Mike Kelley died this past week and it felt like a sucker punch. He was a fantastic artist that had a bit of punk, a bit of nasty and a lot of humor and heart. He committed suicide, a gesture that is still shockingly tragic in our culture. This act makes one think, how is it possible that someone so cool, so talented, so on top of his game could feel so much a certain way that they would end their life. Suicide is a tricky idea, one that is too intensely private to ever justly analyze. What suicide does do is make people pause and to question oneself in respects to mortality and to contrast oneself to the person who decided to take their life. It’s an unsettling but natural reflex. Mike Kelley was a force and luckily he lived an immensely rich life that he shared with strangers.


Dorthea Tanning also died this week but of natural causes. She was a glorious 101 but her death was eclipsed by Mike Kelley’s which was on the same day. I was only first introduced to her sculptures this past winter when I saw her Cousins at the The Menil Collection in Houston but since then I have been incanting her work in my visual searching. Her death, and her life bring up issues of some hurdles of being a woman. She was married to Max Ernst and like most women then and also still today, her partner’s success was much more dominant over her own. She was also a writer, amongst many other things, and although she had a voice, it has been dimmed with time and lack of institutionalized scholarship. I hope that people don’t forget her or her work, she is just too brilliant a person to let fade away.


I went to the New York Knicks versus Chicago Bulls game this past Thursday. These two teams have a longstanding rivalry and with the recently resolved league standoff, there is an insatiable want of basketball and a face off like this. The Knicks have star players like, Carmelo Anthony, Amere Stodemire, Landry Fields, etc. that bring buzz and higher ticket prices but until some of these recent trades, the Knicks have been a losing team. They have improved but they are not quite there yet. The Bulls are doing very well this shortened season and are number one at the moment. I was thoroughly impressed by the Bulls player and also MVP, Derrick Rose. He is short for basketball height but he gets all Matrix-like when he has the ball and seems to slow down time and space. He is superb to watch. Anna Wintour was at the game, wearing Knicks’ orange and at center court, first row. She left after the first half. Ah, the spectacle of it all.

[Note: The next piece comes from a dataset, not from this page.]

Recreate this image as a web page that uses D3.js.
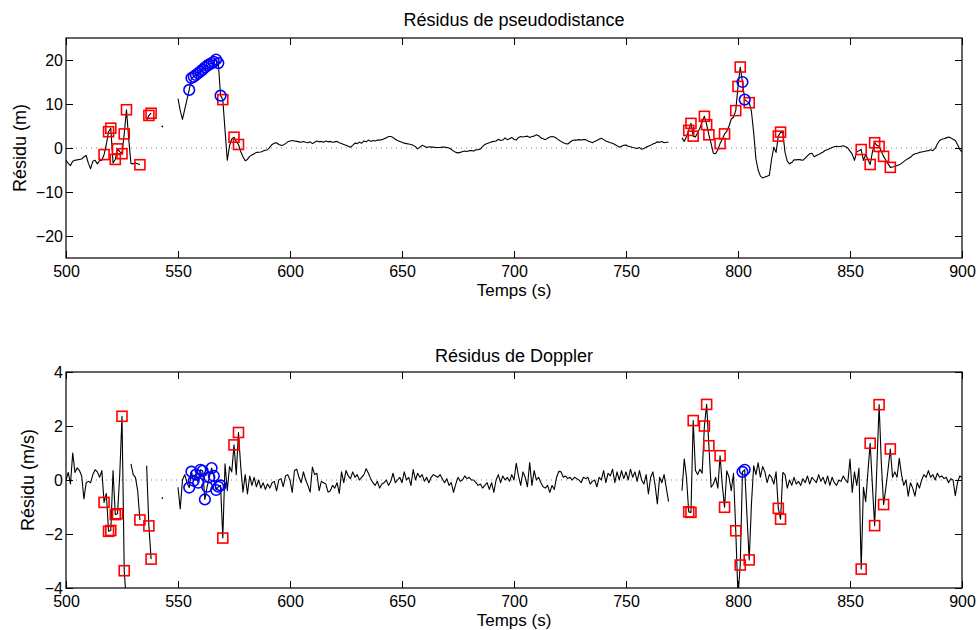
<!DOCTYPE html>
<html><head><meta charset="utf-8">
<script src="https://cdn.jsdelivr.net/npm/d3@7"></script>
<style>
body{margin:0;background:#fff}
svg{display:block}
text{font-family:"Liberation Sans",Arial,Helvetica,sans-serif;fill:#000}
</style>
</head><body><svg id="c" width="979" height="630"></svg>
<script>
// ---------------- DATA ----------------
const tStart = 500; // first sample time (s), 1 s sampling
const xTicks = [500, 550, 600, 650, 700, 750, 800, 850, 900];
const pseudoYTicks = [-20, -10, 0, 10, 20];
const dopplerYTicks = [-4, -2, 0, 2, 4];

// pseudorange residuals (m), t = 500..900
const pseudoValues = [
 -2.8,-3.5,-4.0,-3.0,-2.8,-2.7,-2.6,-2.5,-2.0,-1.7,
 -3.5,-4.7,-3.0,-2.8,-3.6,-2.9,-2.8,-1.5,0.8,3.7,
 4.5,-3.4,-2.6,-0.2,-0.8,-1.3,3.2,8.7,2.0,-3.5,
 -3.6,-3.4,-3.6,-3.8,null,null,6.3,7.4,7.9,null,
 null,null,null,4.9,null,null,null,null,null,null,
 11.2,8.5,6.5,8.8,11.0,13.2,15.9,16.2,16.6,17.0,
 17.4,17.8,18.3,18.7,19.0,19.3,19.6,20.1,19.3,11.9,
 11.0,4.0,-2.8,0.5,2.0,2.45,1.5,0.8,-0.8,-2.0,
 -2.9,-2.6,-1.9,-1.6,-1.3,-1.0,-0.95,-0.9,-0.7,-0.5,
 -0.4,0.2,0.8,1.1,1.2,0.8,0.6,0.7,1.0,1.4,
 1.6,1.7,1.6,1.5,1.4,1.3,1.5,1.3,1.2,1.4,
 1.0,1.3,1.6,1.4,1.5,1.3,1.6,1.4,1.5,1.3,
 1.4,1.5,1.2,1.0,0.8,0.6,0.4,0.2,0.6,1.1,
 1.0,1.3,1.1,1.6,1.4,1.8,1.5,1.7,1.6,1.8,
 1.8,1.9,2.1,2.3,2.6,2.6,2.4,2.0,1.7,1.5,
 1.3,1.1,1.0,0.9,0.8,0.6,0.3,-0.2,0.2,0.6,
 0.4,0.1,0.3,0.2,0.2,0.1,0.1,0.1,0.2,0.2,
 0.1,0.0,-0.3,-0.7,-1.0,-1.1,-1.0,-0.8,-0.7,-0.8,
 -0.6,-0.6,-0.7,-0.4,-0.4,-0.2,0.3,0.8,1.0,1.2,
 1.4,1.5,1.6,2.0,1.7,1.8,2.3,1.9,2.1,2.4,
 2.0,1.8,2.4,2.6,2.5,2.6,2.7,2.4,2.6,2.7,
 3.0,2.8,2.3,2.1,1.9,2.2,2.5,2.6,2.5,2.2,
 1.8,1.5,1.2,1.0,0.9,1.3,1.7,1.8,1.8,1.9,
 1.8,1.9,1.9,1.6,1.4,1.2,1.5,1.7,2.0,2.2,
 1.9,1.6,1.4,1.2,1.1,0.8,0.5,0.2,0.4,0.6,
 0.7,0.4,0.3,0.1,0.0,-0.1,0.1,-0.3,-0.1,0.2,
 0.4,0.6,0.9,1.1,1.4,1.3,1.5,1.2,1.3,1.3,
 null,null,null,null,null,2.3,1.5,2.6,4.0,5.6,
 2.7,2.5,3.5,4.5,6.0,7.2,5.3,3.0,1.0,-1.2,
 -1.3,-0.4,1.0,2.0,3.2,3.8,5.0,6.6,7.0,8.5,
 14.0,18.4,15.0,11.0,10.6,10.3,8.3,3.5,-2.5,-5.0,
 -6.4,-6.8,-6.6,-6.4,-6.2,-2.5,0.2,-1.0,2.7,3.6,
 3.5,-1.0,-3.0,-3.6,-3.3,-2.7,-2.7,-2.6,-2.7,-2.8,
 -2.3,-1.8,-1.3,-1.2,-2.0,-1.7,-1.5,-1.2,-0.9,-0.5,
 -0.4,-0.1,0.1,0.3,0.4,0.3,0.4,0.5,0.3,0.0,
 -0.7,-1.4,-2.8,-0.9,-0.6,-0.35,-2.8,-1.5,-2.6,-3.75,
 -0.95,1.2,0.6,0.35,-0.8,-1.9,-2.8,-3.6,-4.4,-4.3,
 -4.2,-4.0,-3.8,-3.5,-3.1,-2.7,-2.4,-2.1,-1.6,-1.3,
 -1.2,-1.0,-0.9,-0.8,-0.7,-0.6,-0.4,-0.6,-0.1,0.9,
 1.7,2.0,2.1,2.3,2.5,2.3,2.0,1.7,0.8,-0.3,
 -0.95
];

// Doppler residuals (m/s), t = 500..900
const dopplerValues = [
 0.0,0.28,-0.15,1.0,0.28,0.45,0.35,0.15,-0.7,-0.1,
 -0.05,-0.1,0.2,0.38,0.3,0.1,0.35,-0.83,-0.5,-1.9,
 -1.87,0.35,-1.28,-1.25,0.2,2.36,-3.36,-4.6,null,0.6,
 0.2,0.1,-0.4,-1.48,null,null,0.53,-1.7,-2.93,null,
 null,null,null,-0.67,null,null,null,null,null,null,
 -0.27,-1.07,0.0,0.2,-0.1,-0.28,0.31,-0.03,0.2,-0.1,
 0.38,0.34,-0.72,-0.25,0.1,0.44,0.15,-0.37,-0.25,-0.2,
 -2.15,0.6,-0.4,0.5,0.3,1.3,0.2,1.76,0.5,-0.45,
 0.2,-0.52,0.15,-0.2,0.1,-0.25,0.0,-0.3,-0.1,-0.35,
 -0.15,-0.3,-0.1,-0.05,-0.4,0.0,0.05,-0.25,0.15,0.2,
 0.0,-0.46,0.35,0.4,0.1,-0.1,0.3,0.0,-0.2,-0.45,
 0.48,0.2,0.25,-0.4,-0.05,-0.1,-0.15,-0.45,-0.4,-0.2,
 -0.3,-0.1,-0.5,0.3,-0.1,0.35,0.15,0.05,0.3,0.1,
 0.2,0.0,0.1,0.2,0.42,0.25,0.05,-0.1,-0.2,-0.05,
 -0.3,-0.15,-0.1,0.0,-0.2,-0.05,0.25,-0.1,0.0,0.1,
 -0.1,0.3,0.0,0.1,-0.2,0.39,0.0,0.25,0.1,0.2,
 -0.05,0.1,-0.1,0.1,0.2,0.15,0.1,0.2,0.05,-0.1,
 0.05,-0.2,-0.1,-0.46,-0.15,0.1,-0.05,0.0,0.15,0.05,
 0.1,0.0,0.0,-0.1,-0.2,-0.15,-0.3,-0.2,-0.1,-0.35,
 -0.1,-0.46,0.0,0.2,-0.1,0.15,0.0,0.1,-0.05,0.2,
 0.0,0.62,0.15,-0.2,0.3,0.1,-0.25,0.65,-0.2,0.35,
 0.0,0.1,-0.1,-0.25,-0.3,-0.2,-0.46,-0.2,-0.35,0.1,
 0.32,0.3,0.1,0.15,0.05,0.1,0.0,0.1,0.05,0.0,
 -0.1,0.1,0.05,0.1,-0.15,-0.05,0.0,-0.25,0.1,0.0,
 0.35,-0.1,0.25,0.15,0.4,-0.1,0.3,0.0,0.35,0.05,
 0.3,0.0,0.4,0.1,0.3,-0.05,0.35,0.0,-0.15,0.2,
 -0.52,0.1,0.3,-0.2,-0.89,0.1,-0.1,0.2,-0.3,-0.8,
 null,null,null,null,null,-0.4,0.78,0.1,-1.18,-1.2,
 2.2,0.35,0.2,0.4,0.25,2.0,2.8,1.27,-0.27,-0.15,
 0.1,-0.3,0.9,-0.2,-1.01,0.34,0.1,-0.4,0.25,-1.88,
 -4.3,-3.15,0.3,0.38,-1.3,-2.96,-0.9,0.53,0.2,0.64,
 0.1,0.5,0.3,-0.1,0.2,0.1,-0.15,0.3,-1.05,-1.45,
 0.28,0.2,-0.3,0.0,-0.2,0.1,-0.15,-0.05,-0.2,0.05,
 -0.1,0.15,-0.15,0.1,0.0,-0.1,0.2,-0.05,0.1,-0.15,
 0.15,-0.2,0.1,-0.1,-0.2,0.0,-0.05,0.15,0.0,-0.1,
 0.78,-0.46,0.3,-0.2,0.44,-3.3,-0.27,-0.8,0.3,1.36,
 -0.2,-1.69,0.5,2.79,0.6,-0.91,-0.3,0.4,1.15,0.1,
 0.3,0.1,0.8,0.2,-0.2,0.0,-0.6,-0.1,-0.3,-0.6,
 -0.1,-0.3,0.0,0.2,0.1,0.35,0.1,0.2,0.0,0.25,
 0.1,0.15,0.05,0.1,-0.1,0.05,0.0,-0.58,-0.1,0.15,
 0.1
];

// epochs flagged with red squares / blue circles (same epochs on both panels)
const redMarkerTimes = [517,519,520,522,523,525,526,527,533,537,538,570,575,577,
  778,779,780,785,786,787,792,794,799,800,801,805,818,819,855,859,861,863,865,868];
const blueMarkerTimes = [555,556,557,558,559,560,561,562,563,564,565,566,567,568,569,802,803];

// ---------------- DRAWING ----------------
const svg = d3.select('#c');
const minus = s => String(s).replace('-', '\u2212');

function panel(o) {
  const g = svg.append('g');
  const x = d3.scaleLinear().domain([500, 900]).range([o.left, o.right]);
  const y = d3.scaleLinear().domain(o.yDomain).range([o.bottom, o.top]);
  const pts = o.values.map((v, i) => ({ t: tStart + i, v }));
  const clipId = 'clip' + o.id;
  g.append('clipPath').attr('id', clipId).append('rect')
    .attr('x', o.left).attr('y', o.top).attr('width', o.right - o.left).attr('height', o.bottom - o.top);

  const plot = g.append('g').attr('clip-path', `url(#${clipId})`);
  plot.append('line')
    .attr('x1', x(500)).attr('x2', x(900)).attr('y1', y(0)).attr('y2', y(0))
    .attr('stroke', '#7f7f7f').attr('stroke-width', 1).attr('stroke-dasharray', '1,4');

  const line = d3.line().defined(d => d.v != null).x(d => x(d.t)).y(d => y(d.v));
  plot.append('path').datum(pts).attr('d', line)
    .attr('fill', 'none').attr('stroke', '#000').attr('stroke-width', 1.1).attr('stroke-linejoin', 'round');

  // isolated samples
  const iso = pts.filter((d, i) => d.v != null && (i === 0 || pts[i - 1].v == null) && (i === pts.length - 1 || pts[i + 1].v == null));
  plot.selectAll('circle.iso').data(iso).join('circle').attr('class', 'iso')
    .attr('cx', d => x(d.t)).attr('cy', d => y(d.v)).attr('r', 0.9).attr('fill', '#000');

  const inDom = d => d.v != null && d.v >= o.yDomain[0] && d.v <= o.yDomain[1];
  const reds = redMarkerTimes.map(t => pts[t - tStart]).filter(inDom);
  const blues = blueMarkerTimes.map(t => pts[t - tStart]).filter(inDom);
  plot.selectAll('rect.sq').data(reds).join('rect').attr('class', 'sq')
    .attr('x', d => x(d.t) - 5).attr('y', d => y(d.v) - 5).attr('width', 10).attr('height', 10)
    .attr('fill', 'none').attr('stroke', '#ff0000').attr('stroke-width', 1.6);
  plot.selectAll('circle.ci').data(blues).join('circle').attr('class', 'ci')
    .attr('cx', d => x(d.t)).attr('cy', d => y(d.v)).attr('r', 5.3)
    .attr('fill', 'none').attr('stroke', '#0000ff').attr('stroke-width', 1.6);

  // axes (ticks inward on all four sides)
  const fs = '16px';
  const bx = g.append('g').attr('transform', `translate(0,${o.bottom})`)
    .call(d3.axisBottom(x).tickValues(xTicks).tickSize(-7).tickPadding(8).tickFormat(d3.format('d')));
  const lx = g.append('g').attr('transform', `translate(${o.left},0)`)
    .call(d3.axisLeft(y).tickValues(o.yTicks).tickSize(-7).tickPadding(3).tickFormat(minus));
  const tx = g.append('g').attr('transform', `translate(0,${o.top})`)
    .call(d3.axisTop(x).tickValues(xTicks).tickSize(-7).tickFormat(''));
  const rx = g.append('g').attr('transform', `translate(${o.right},0)`)
    .call(d3.axisRight(y).tickValues(o.yTicks).tickSize(-7).tickFormat(''));
  [bx, lx, tx, rx].forEach(a => {
    a.select('.domain').remove();
    a.selectAll('line').attr('stroke', '#000');
    a.selectAll('text').attr('font-size', fs).attr('font-family', '"Liberation Sans",Arial,sans-serif').attr('fill', '#000');
  });
  g.append('rect').attr('x', o.left).attr('y', o.top).attr('width', o.right - o.left).attr('height', o.bottom - o.top)
    .attr('fill', 'none').attr('stroke', '#000').attr('stroke-width', 1.2);

  g.append('text').attr('x', (o.left + o.right) / 2).attr('y', o.titleY).attr('text-anchor', 'middle')
    .attr('font-size', '18px').text(o.title);
  g.append('text').attr('x', (o.left + o.right) / 2).attr('y', o.xlabelY).attr('text-anchor', 'middle')
    .attr('font-size', '17px').text('Temps (s)');
  g.append('text').attr('transform', `translate(${o.ylabelX},${(o.top + o.bottom) / 2}) rotate(-90)`)
    .attr('text-anchor', 'middle').attr('font-size', '18px').text(o.ylabel);
}

panel({ id: 'p', values: pseudoValues, left: 66, right: 962, top: 38, bottom: 258,
  yDomain: [-25, 25], yTicks: pseudoYTicks, title: 'Résidus de pseudodistance',
  ylabel: 'Résidu (m)', titleY: 26, xlabelY: 296, ylabelX: 26 });
panel({ id: 'd', values: dopplerValues, left: 66, right: 962, top: 372, bottom: 588,
  yDomain: [-4, 4], yTicks: dopplerYTicks, title: 'Résidus de Doppler',
  ylabel: 'Résidu (m/s)', titleY: 362, xlabelY: 626, ylabelX: 34 });
</script>
</body></html>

I’m trying to defrost my brain from all the reality TV I have been watching as confessed last week. To do so, I have been checking out books left and right from the library and also borrowing a few. I recently read Alfred Tennyson’s Enoch Arden. I found a very old print of the book from 1865 and it is just the most beautiful object. Sadly it is stained hence my ability to buy such a gem. Enoch Arden is a perfect poem of a sailor and his family and Tennyson’s writing is lyric and hooks you in. Reading a book with the quality of paper and letter pressed type of the time it was printed is the ultimate cleanse for the eyes. I have also started reading Jean Baudrillard’s Fragments. It is a collection of thoughts, whims, statements and mind farts by Monsieur Baurillard. Some of them zing with legitimizing quote-ability while others are just eye roll worthy. Either way it’s like doing squats for the remedial philosophy muscle in the brain. Lastly, I am reading Shakespeare’s Macbeth. It is fabulous. Really truly, juicy stuff. I love the Weird Sisters aka Three Witches. Weird Sisters equals best all girl band name ever. Reading is the illest and I think it is the best distraction to the blahness of anything life may throw you.